En el país de la composición ajedrecística gobierna lo excepcional, lo milagroso, lo que no puede ser pero es. Difícilmente se sentirá un compositor satisfecho con un trabajo que no consiga despertar en el lector una sensación de admiración, sorpresa o incredulidad. En este blog hemos repasado ya maneras muy diversas de alcanzar tales objetivos, desde las dantescas posiciones de inicio de Dawson o Gorgiev, pasando por los alambicados conceptos de Chéron y Costeff o los elegantes desarrollos de Liburkin y Rudenko, hasta desembocar en remates tan impactantes como los de Kubbel o Seletsky.

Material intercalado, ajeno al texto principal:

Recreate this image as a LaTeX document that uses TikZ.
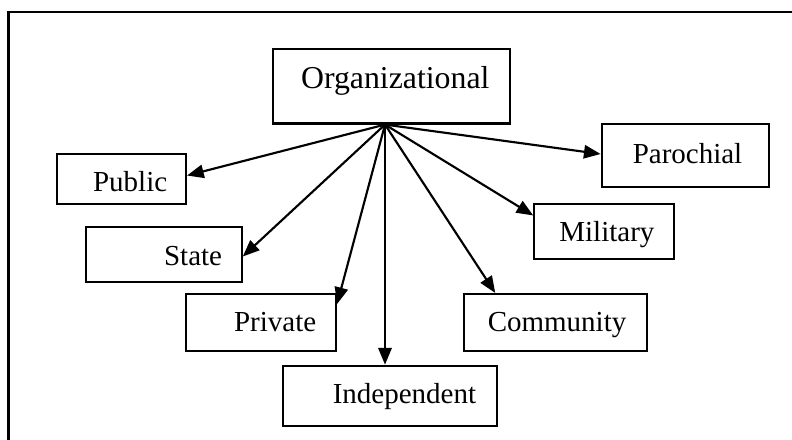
\documentclass[tikz,border=0pt]{standalone}
\usepackage{fontspec}
\setmainfont{Liberation Serif}
\usepackage{tikz}
\usetikzlibrary{arrows.meta,calc}
\tikzset{
  box/.style={draw, rectangle, inner sep=0pt, line width=1.6pt},
  lbl/.style={anchor=base west, inner sep=0pt, font=\fontsize{21.75}{26}\selectfont},
  conn/.style={line width=1.6pt, -{Triangle[length=12.5pt,width=10pt]}}
}

\begin{document}
\begin{tikzpicture}[x=0.75pt,y=0.75pt,yscale=-1,xscale=1,line width=1.6pt]
\useasboundingbox (0,0) rectangle (792,439);
%Frame
\draw [line width=1.6pt] (8.5,460) -- (8.5,12.3) -- (800,12.3) ;
%Boxes
\node [box, minimum width=178pt, minimum height=55.9pt] (org) at (391.35,86.25) {};
\node [box, minimum width=96.5pt, minimum height=37.5pt] (pub) at (121.65,179) {};
\node [box, minimum width=125.7pt, minimum height=47pt] (par) at (685.5,155.35) {};
\node [box, minimum width=104.8pt, minimum height=41.5pt] (mil) at (604.15,231.65) {};
\node [box, minimum width=117pt, minimum height=41.7pt] (sta) at (163.7,254.5) {};
\node [box, minimum width=112.7pt, minimum height=42.5pt] (pri) at (260.85,322.35) {};
\node [box, minimum width=160.5pt, minimum height=45.2pt] (ind) at (389.7,395.85) {};
\node [box, minimum width=137.25pt, minimum height=42.5pt] (com) at (555.8,322.35) {};
% Text Node
\node [lbl, font=\fontsize{23.85}{28}\selectfont] (org-t) at (300,88.3) {Organizational};
% Text Node
\node [lbl] (pub-t) at (92,191.7) {Public};
% Text Node
\node [lbl] (par-t) at (631.7,163.3) {Parochial};
% Text Node
\node [lbl] (mil-t) at (558.3,241.7) {Military};
% Text Node
\node [lbl] (sta-t) at (163,265) {State};
% Text Node
\node [lbl] (pri-t) at (233,331.7) {Private};
% Text Node
\node [lbl] (ind-t) at (331.7,403.3) {Independent};
% Text Node
\node [lbl] (com-t) at (486.7,331.7) {Community};
%Arrows
\coordinate (hub) at ([xshift=-4.76pt]org.south);
\draw [conn] (hub) -- ([yshift=-2.6pt]pub.east) ;
\draw [conn] (hub) -- ([yshift=1.5pt]sta.east) ;
\draw [conn] (hub) -- ([yshift=8.3pt]pri.north east) ;
\draw [conn] (hub) -- (hub |- ind.north) ;
\draw [conn] (hub) -- ([xshift=24pt]com.north west) ;
\draw [conn] (hub) -- ([yshift=9.4pt]mil.north west) ;
\draw [conn] (hub) -- ([yshift=-1pt]par.west) ;
\end{tikzpicture}
\end{document}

Un método bastante brutal de impresionar a la audiencia, muy del gusto de los primeros compositores, es recurrir a una clave tan ilógica en apariencia como quepa concebir, a semejanza de una novela policiaca en la que el culpable resulta ser el menos probable de todos los sospechosos. El problema de hoy va en esta dirección, pero con un aditamento que lo convierte en extraordinario: no solo la primera jugada del blanco es absurda, la segunda es todavía más aberrante.
Y sin embargo, tras tan aparatoso arranque, pronto queda claro que todo obedece a un plan perfectamente racional. No por nada su autor, Stefan Schneider (1904-1980, austriaco, maestro internacional de composición en 1974), fue uno de los impulsores de la escuela lógica, también llamada nueva escuela alemana, de composición. Un principio cardinal de esta escuela, por el que Schneider estaba especialmente interesando y sobre el que teorizó en un artículo publicado en 1948, es el de la “pureza de objetivos”, o Zweckreinheit. Esto de la “pureza”, viniendo de boca de un germánico madurado en los tenebrosos años treinta, produce cierto escalofrío, pero no van por ahí los tiros. En nuestro contexto establece que es estéticamente deseable que el plan preliminar de las blancas no tenga más objetivo que el de desactivar la defensa negra, es decir, no mejore la posición de las blancas en una dirección extra a la que se pretende. El problema lógico de Hans-Peter Rehm que acabo de enlazaros ilustra impecablemente este concepto.
Schneider sentía preferencia por las posiciones aireadas, nítidas en contenido y forma. No se puede decir que el rey negro ande precisamente desahogado en este problema, el más citado de todos los suyos, pero si nos gusta tanto este mundillo de la composición es porque las reglas están para no cumplirlas, ¿verdad?
Problema de S. Schneider, match Suiza-Austria 1977
Si tuviera que recomendar un solo problema más de Schneider lo tendría chupado: el mate en 10 de Deutsche Schachzeitung, 1956. Un alfil es protagonista de un carrusel de bellísima factura cuyo objetivo no es otro que el de hacer desaparecer del tablero un insignificante peón. Acerca de esta obra maestra el gran problemista y crítico alemán Herbert Grasemann escribió: “Muestren este problema a los jugadores prácticos, para que entiendan lo bonito que puede llegar a ser el ajedrez”.
Ya en un escalón más bajo, aunque también muy meritorios, anotad un mate en 6 en Wiener Schachzeitung, 1949, donde el blanco recoloca astutamente sus piezas mientras la dama negra se da cabezazos de esquina a esquina de la gran diagonal, y un mate en 5 en Schach (Berlin), 1960; para frenar las belicosas intenciones del blanco en el lado norte del tablero el negro se ve forzado a realizar una mínima movida con su torre, que termina bloqueando la huida del rey por la zona sur.